Some records:
-.-.-

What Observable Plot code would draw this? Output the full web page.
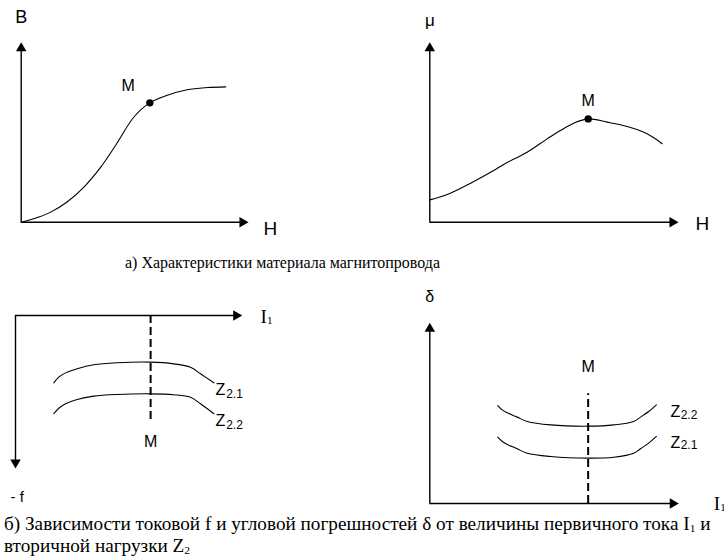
<!DOCTYPE html>
<html>
<head>
<meta charset="utf-8">
<script src="https://cdn.jsdelivr.net/npm/d3@7"></script>
<script src="https://cdn.jsdelivr.net/npm/@observablehq/plot@0.6"></script>
<style>
  body { margin: 0; background: #fff; }
  #fig { position: relative; width: 724px; height: 560px; overflow: hidden; background: #fff; }
  #fig svg { position: absolute; left: 0; top: 0; }
  .cap { position: absolute; white-space: nowrap; font-family: "Liberation Serif", "Times New Roman", serif;
         line-height: 1; color: #000; transform-origin: 0 0; }
  .cap sub { font-size: 0.6em; vertical-align: baseline; position: relative; top: 0.22em; }
</style>
</head>
<body>
<div id="fig"></div>
<script>
// B(H): magnetisation curve of the core material
const bhH = [0, 0.55, 1.3, 2.0, 2.75, 3.5, 4.2, 4.95, 5.65, 6.4, 7.3, 8.2, 9.0];
const bhB = [0, 0.19, 0.56, 1.11, 1.94, 3.06, 4.36, 5.83, 6.63, 7.04, 7.36, 7.48, 7.52];
const bhPointM = [5.66, 6.63];

// μ(H): permeability curve
const muH = [0, 0.70, 1.64, 2.57, 2.97, 3.91, 4.72, 5.25, 5.79, 6.37, 7.13, 7.94, 8.61, 9.01, 9.34];
const muVal = [1.24, 1.54, 2.17, 2.87, 3.21, 3.89, 4.63, 5.09, 5.50, 5.74, 5.56, 5.32, 5.00, 4.69, 4.36];
const muPointM = [6.37, 5.74];

// f(I1): current error for two secondary loads
const fI1 = [1.69, 1.91, 2.21, 2.72, 3.45, 4.49, 5.96, 6.98, 7.72, 8.16, 8.75];
const fZ21 = [-4.40, -4.03, -3.75, -3.48, -3.22, -3.09, -3.05, -3.16, -3.38, -3.81, -4.40];
const fZ22 = [-6.42, -6.06, -5.77, -5.49, -5.27, -5.16, -5.12, -5.18, -5.34, -5.77, -6.42];
const fLineM = [5.96, -6.86];

// δ(I1): angular error for two secondary loads
const dI1 = [2.73, 2.91, 3.11, 3.51, 3.91, 4.85, 6.39, 7.39, 8.19, 8.46, 8.79, 9.10];
const dZ22 = [5.42, 5.18, 5.02, 4.78, 4.54, 4.35, 4.28, 4.35, 4.54, 4.78, 5.09, 5.46];
const dZ21 = [3.67, 3.43, 3.27, 3.03, 2.78, 2.60, 2.51, 2.56, 2.78, 3.03, 3.34, 3.71];
const dLineM = [6.36, 6.07];

const W = 724, H = 560;
const ink = "#000";
const sans = "'Liberation Sans', Arial, sans-serif";
const serif = "'Liberation Serif', 'Times New Roman', serif";

const pts = (xs, ys) => xs.map((x, i) => ({x, y: ys[i]}));

// every panel is a full-size overlay; the frame places the axes
function panel([left, right, top, bottom], yDomain, marks) {
  return Plot.plot({
    width: W, height: H,
    marginLeft: left, marginRight: W - right, marginTop: top, marginBottom: H - bottom,
    x: {domain: [0, 10], axis: null},
    y: {domain: yDomain, axis: null},
    style: {background: "transparent", overflow: "visible"},
    marks
  });
}

function label(x, y, t, opts) {
  return Plot.text([{x, y, t}], {x: "x", y: "y", text: "t", fill: ink, fontFamily: sans, ...opts});
}

// axis with a filled arrowhead; dir: "right", "up" or "down"
function axis(dir, tip) {
  const head = {symbol: "triangle", r: 3.9, fill: ink, stroke: null};
  if (dir === "right") return [
    Plot.ruleY([0], {x1: 0, x2: tip - 0.2, stroke: ink, strokeWidth: 1.4}),
    Plot.dot([{x: tip, y: 0}], {x: "x", y: "y", rotate: 90, dx: -6, ...head})
  ];
  const s = dir === "up" ? 1 : -1;
  return [
    Plot.ruleX([0], {y1: 0, y2: tip - s * 0.2, stroke: ink, strokeWidth: 1.4}),
    Plot.dot([{x: 0, y: tip}], {x: "x", y: "y", rotate: dir === "up" ? 0 : 180, dy: 6 * s, ...head})
  ];
}

const curve = (xs, ys) => Plot.line(pts(xs, ys), {x: "x", y: "y", curve: "catmull-rom", stroke: ink, strokeWidth: 1.1});

const fig = document.getElementById("fig");

// B(H)
fig.append(panel([20.7, 248, 41.7, 221.7], [0, 10], [
  ...axis("right", 10), ...axis("up", 10),
  curve(bhH, bhB),
  Plot.dot([bhPointM], {x: d => d[0], y: d => d[1], r: 3.7, fill: ink}),
  label(bhPointM[0], bhPointM[1], "M", {fontSize: 16, dx: -21.6, dy: -16.6}),
  label(0, 10, "B", {fontSize: 18, dy: -24.5}),
  label(10, 0, "H", {fontSize: 19, textAnchor: "start", dx: 15, dy: 7})
]));

// μ(H)
fig.append(panel([429.3, 678, 41.7, 221.7], [0, 10], [
  ...axis("right", 10), ...axis("up", 10),
  curve(muH, muVal),
  Plot.dot([muPointM], {x: d => d[0], y: d => d[1], r: 3.7, fill: ink}),
  label(muPointM[0], muPointM[1], "M", {fontSize: 16, dy: -18}),
  label(0, 10, "μ", {fontSize: 17, dy: -22}),
  label(10, 0, "H", {fontSize: 19, textAnchor: "start", dx: 17, dy: 2})
]));

// f(I1), error axis pointing down
fig.append(panel([15, 241.7, 315, 468], [-10, 0], [
  ...axis("right", 10), ...axis("down", -10),
  Plot.ruleX([fLineM], {x: d => d[0], y1: 0, y2: d => d[1], stroke: ink, strokeWidth: 2, strokeDasharray: "8,4"}),
  label(fLineM[0], fLineM[1], "M", {fontSize: 16, dy: 21.5}),
  curve(fI1, fZ21), curve(fI1, fZ22),
  label(fI1.at(-1), fZ21.at(-1), "Z", {fontSize: 16, textAnchor: "start", dx: 1.7, dy: 7}),
  label(fI1.at(-1), fZ21.at(-1), "2.1", {fontSize: 12, textAnchor: "start", dx: 12.3, dy: 11}),
  label(fI1.at(-1), fZ22.at(-1), "Z", {fontSize: 16, textAnchor: "start", dx: 1.7, dy: 7}),
  label(fI1.at(-1), fZ22.at(-1), "2.2", {fontSize: 12, textAnchor: "start", dx: 12.3, dy: 11}),
  label(10, 0, "I", {fontSize: 19, fontFamily: serif, textAnchor: "start", dx: 18.3, dy: 1.2}),
  label(10, 0, "1", {fontSize: 11, fontFamily: serif, textAnchor: "start", dx: 24.8, dy: 5}),
  label(0, -10, "- f", {fontSize: 15, textAnchor: "start", dx: -5, dy: 28.5})
]));

// δ(I1)
fig.append(panel([429.3, 678.3, 322.3, 503], [0, 10], [
  ...axis("right", 10), ...axis("up", 10),
  Plot.ruleX([dLineM], {x: d => d[0], y1: 0, y2: d => d[1], stroke: ink, strokeWidth: 2, strokeDasharray: "8,4"}),
  label(dLineM[0], dLineM[1], "M", {fontSize: 16, dy: -27}),
  curve(dI1, dZ22), curve(dI1, dZ21),
  label(dI1.at(-1), dZ22.at(-1), "Z", {fontSize: 16, textAnchor: "start", dx: 14, dy: 7}),
  label(dI1.at(-1), dZ22.at(-1), "2.2", {fontSize: 12, textAnchor: "start", dx: 24.3, dy: 10}),
  label(dI1.at(-1), dZ21.at(-1), "Z", {fontSize: 16, textAnchor: "start", dx: 14, dy: 6}),
  label(dI1.at(-1), dZ21.at(-1), "2.1", {fontSize: 12, textAnchor: "start", dx: 24.3, dy: 9}),
  label(0, 10, "δ", {fontSize: 16, dy: -26}),
  label(10, 0, "I", {fontSize: 19, fontFamily: serif, textAnchor: "start", dx: 35, dy: 0}),
  label(10, 0, "1", {fontSize: 11, fontFamily: serif, textAnchor: "start", dx: 41.5, dy: 4})
]));

// captions; each line is stretched to its measured span
function caption(html, size, left, baseline) {
  const el = document.createElement("div");
  el.className = "cap";
  el.style.fontSize = size + "px";
  el.style.left = left + "px";
  el.style.top = (baseline - 0.8375 * size) + "px";
  el.innerHTML = html;
  fig.append(el);
  return el;
}
function fit(els, width) {
  const k = width / els[0].getBoundingClientRect().width;
  for (const el of els) el.style.transform = `scaleX(${k})`;
}

const capA = caption("а) Характеристики материала магнитопровода", 16, 125, 268.3);
fit([capA], 315);

const capB1 = caption("б) Зависимости токовой f и угловой погрешностей δ от величины первичного тока I<sub>1</sub> и", 18, 3.5, 530);
const capB2 = caption("вторичной нагрузки Z<sub>2</sub>", 18, 3.5, 551.7);
fit([capB1, capB2], 706.5);
</script>
</body>
</html>
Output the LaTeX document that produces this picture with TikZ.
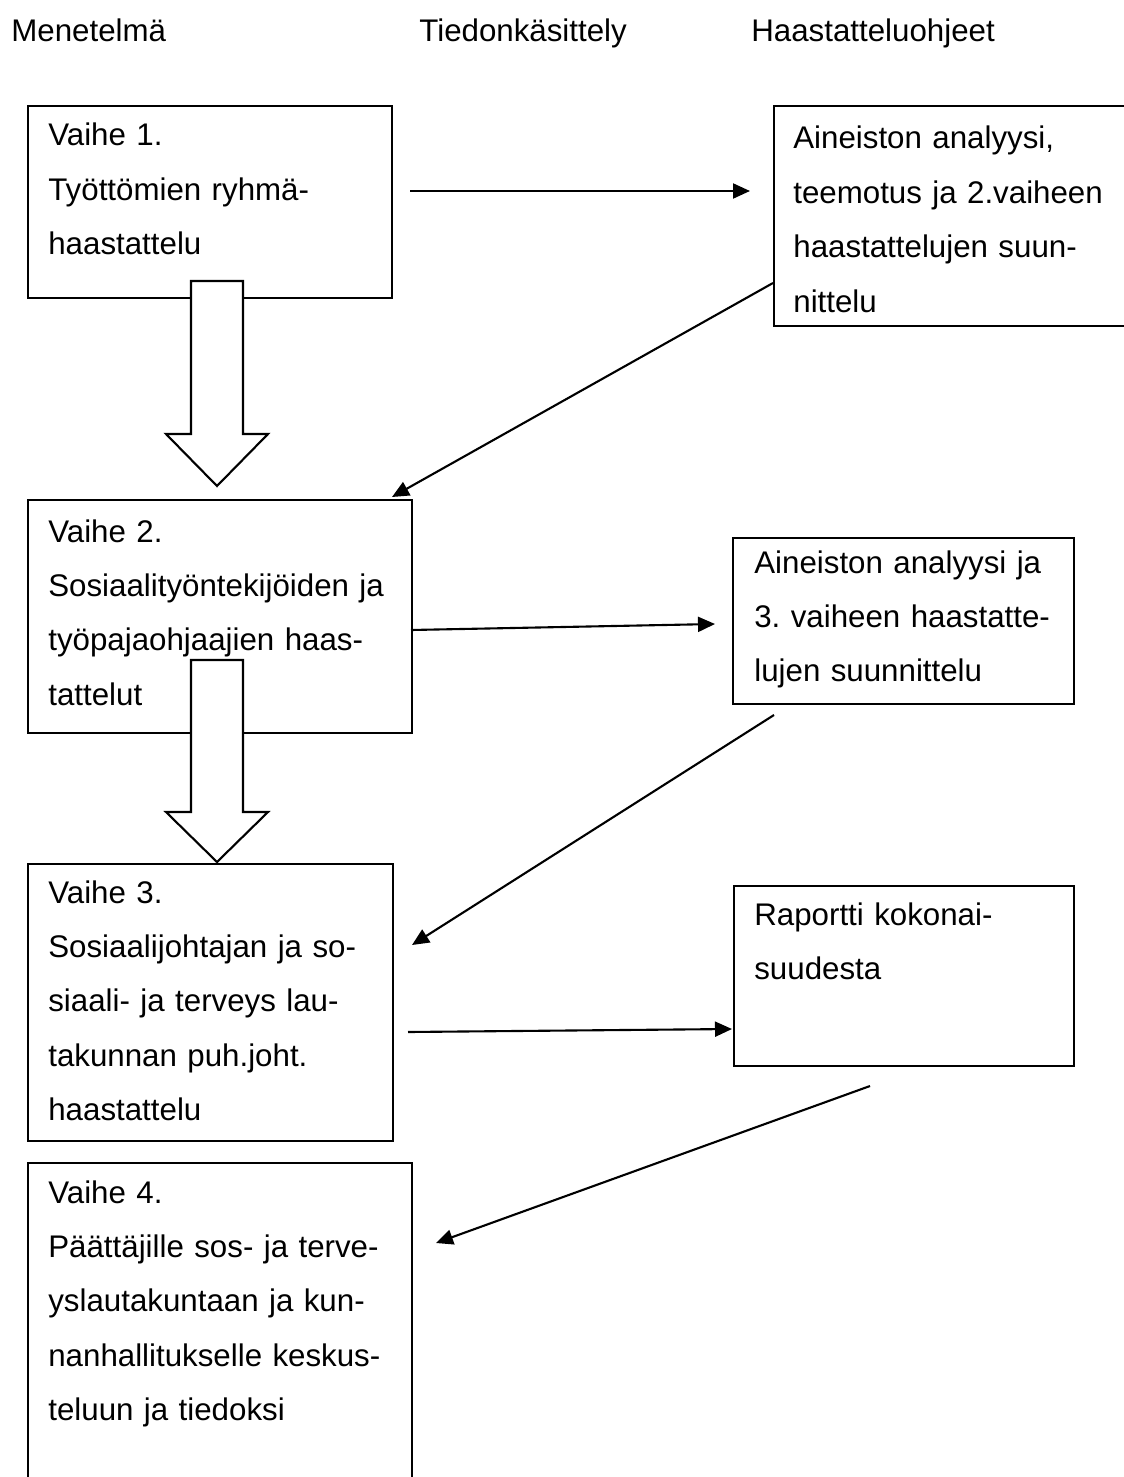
\documentclass[tikz,border=0pt]{standalone}
\usepackage{fontspec}
\setmainfont{Liberation Sans}
\frenchspacing
\usetikzlibrary{arrows.meta}
\tikzstyle{stage} = [rectangle, draw=black, line width=1.2pt, anchor=north west, inner sep=0pt]
\tikzstyle{txt} = [anchor=base west, align=left, text width=8cm, inner sep=0pt, font=\fontsize{17.8pt}{31pt}\selectfont]
\tikzstyle{arrow} = [line width=1.2pt, -{Triangle[length=3.4mm, width=3mm]}]
\tikzstyle{bigarrow} = [draw=black, line width=1.2pt, fill=white]

\begin{document}
\begin{tikzpicture}[x=0.02cm, y=-0.02cm]

\useasboundingbox (0,0) rectangle (1123,1477);

% column headings
\node (hmen) [txt] at (11,42) {Menetelmä};
\node (htied) [txt] at (419,42) {Tiedonkäsittely};
\node (hhaas) [txt] at (751,42) {Haastatteluohjeet};

% stages
\node (v1) [stage, minimum width=7.28cm, minimum height=3.84cm] at (27,105) {};
\node (v2) [stage, minimum width=7.68cm, minimum height=4.66cm] at (27,499) {};
\node (v3) [stage, minimum width=7.30cm, minimum height=5.54cm] at (27,863) {};
\node (v4) [stage, minimum width=7.68cm, minimum height=6.80cm] at (27,1162) {};

\node (v1txt) [txt] at (48,146) {Vaihe 1.\\Työttömien ryhmä-\\haastattelu};
\node (v2txt) [txt] at (48,542) {Vaihe 2.\\Sosiaalityöntekijöiden ja\\työpajaohjaajien haas-\\tattelut};
\node (v3txt) [txt] at (48,903) {Vaihe 3.\\Sosiaalijohtajan ja so-\\siaali- ja terveys lau-\\takunnan puh.joht.\\haastattelu};
\node (v4txt) [txt] at (48,1203) {Vaihe 4.\\Päättäjille sos- ja terve-\\yslautakuntaan ja kun-\\nanhallitukselle keskus-\\teluun ja tiedoksi};

% analysis boxes
\node (an1) [stage, minimum width=7.24cm, minimum height=4.40cm] at (773,105) {};
\node (an2) [stage, minimum width=6.82cm, minimum height=3.32cm] at (732,537) {};
\node (rap) [stage, minimum width=6.80cm, minimum height=3.60cm] at (733,885) {};

\node (an1txt) [txt] at (793,149) {Aineiston analyysi,\\teemotus ja 2.vaiheen\\haastattelujen suun-\\nittelu};
\node (an2txt) [txt] at (754,573) {Aineiston analyysi ja\\3. vaiheen haastatte-\\lujen suunnittelu};
\node (raptxt) [txt] at (754,925) {Raportti kokonai-\\suudesta};

% hollow arrows between stages
\draw [bigarrow] (191,281) -- (243,281) -- (243,434) -- (268,434) -- (217,486) -- (166,434) -- (191,434) -- cycle;
\draw [bigarrow] (191,660) -- (243,660) -- (243,812) -- (268,812) -- (217,862) -- (166,812) -- (191,812) -- cycle;

% arrow ends
\coordinate (a1s) at (410,191);
\coordinate (a1e) at (750,191);
\coordinate (a2s) at (773,283);
\coordinate (a2e) at (392,497);
\coordinate (a3s) at (411,630);
\coordinate (a3e) at (715,624);
\coordinate (a4s) at (774,715);
\coordinate (a4e) at (412,945);
\coordinate (a5s) at (408,1032);
\coordinate (a5e) at (732,1029);
\coordinate (a6s) at (870,1086);
\coordinate (a6e) at (436,1243);

\draw [arrow] (a1s) -- (a1e);
\draw [arrow] (a2s) -- (a2e);
\draw [arrow] (a3s) -- (a3e);
\draw [arrow] (a4s) -- (a4e);
\draw [arrow] (a5s) -- (a5e);
\draw [arrow] (a6s) -- (a6e);

\end{tikzpicture}
\end{document}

-.-.-

**BRIEF:**
Without the pictures, give again only the lines beginning at the line that contains "Output the LaTeX" and stopping after the line that contains "(v4txt) [txt] at", exactly as written.

**RESPONSE:**
Output the LaTeX document that produces this picture with TikZ.
\documentclass[tikz,border=0pt]{standalone}
\usepackage{fontspec}
\setmainfont{Liberation Sans}
\frenchspacing
\usetikzlibrary{arrows.meta}
\tikzstyle{stage} = [rectangle, draw=black, line width=1.2pt, anchor=north west, inner sep=0pt]
\tikzstyle{txt} = [anchor=base west, align=left, text width=8cm, inner sep=0pt, font=\fontsize{17.8pt}{31pt}\selectfont]
\tikzstyle{arrow} = [line width=1.2pt, -{Triangle[length=3.4mm, width=3mm]}]
\tikzstyle{bigarrow} = [draw=black, line width=1.2pt, fill=white]

\begin{document}
\begin{tikzpicture}[x=0.02cm, y=-0.02cm]

\useasboundingbox (0,0) rectangle (1123,1477);

% column headings
\node (hmen) [txt] at (11,42) {Menetelmä};
\node (htied) [txt] at (419,42) {Tiedonkäsittely};
\node (hhaas) [txt] at (751,42) {Haastatteluohjeet};

% stages
\node (v1) [stage, minimum width=7.28cm, minimum height=3.84cm] at (27,105) {};
\node (v2) [stage, minimum width=7.68cm, minimum height=4.66cm] at (27,499) {};
\node (v3) [stage, minimum width=7.30cm, minimum height=5.54cm] at (27,863) {};
\node (v4) [stage, minimum width=7.68cm, minimum height=6.80cm] at (27,1162) {};

\node (v1txt) [txt] at (48,146) {Vaihe 1.\\Työttömien ryhmä-\\haastattelu};
\node (v2txt) [txt] at (48,542) {Vaihe 2.\\Sosiaalityöntekijöiden ja\\työpajaohjaajien haas-\\tattelut};
\node (v3txt) [txt] at (48,903) {Vaihe 3.\\Sosiaalijohtajan ja so-\\siaali- ja terveys lau-\\takunnan puh.joht.\\haastattelu};
\node (v4txt) [txt] at (48,1203) {Vaihe 4.\\Päättäjille sos- ja terve-\\yslautakuntaan ja kun-\\nanhallitukselle keskus-\\teluun ja tiedoksi};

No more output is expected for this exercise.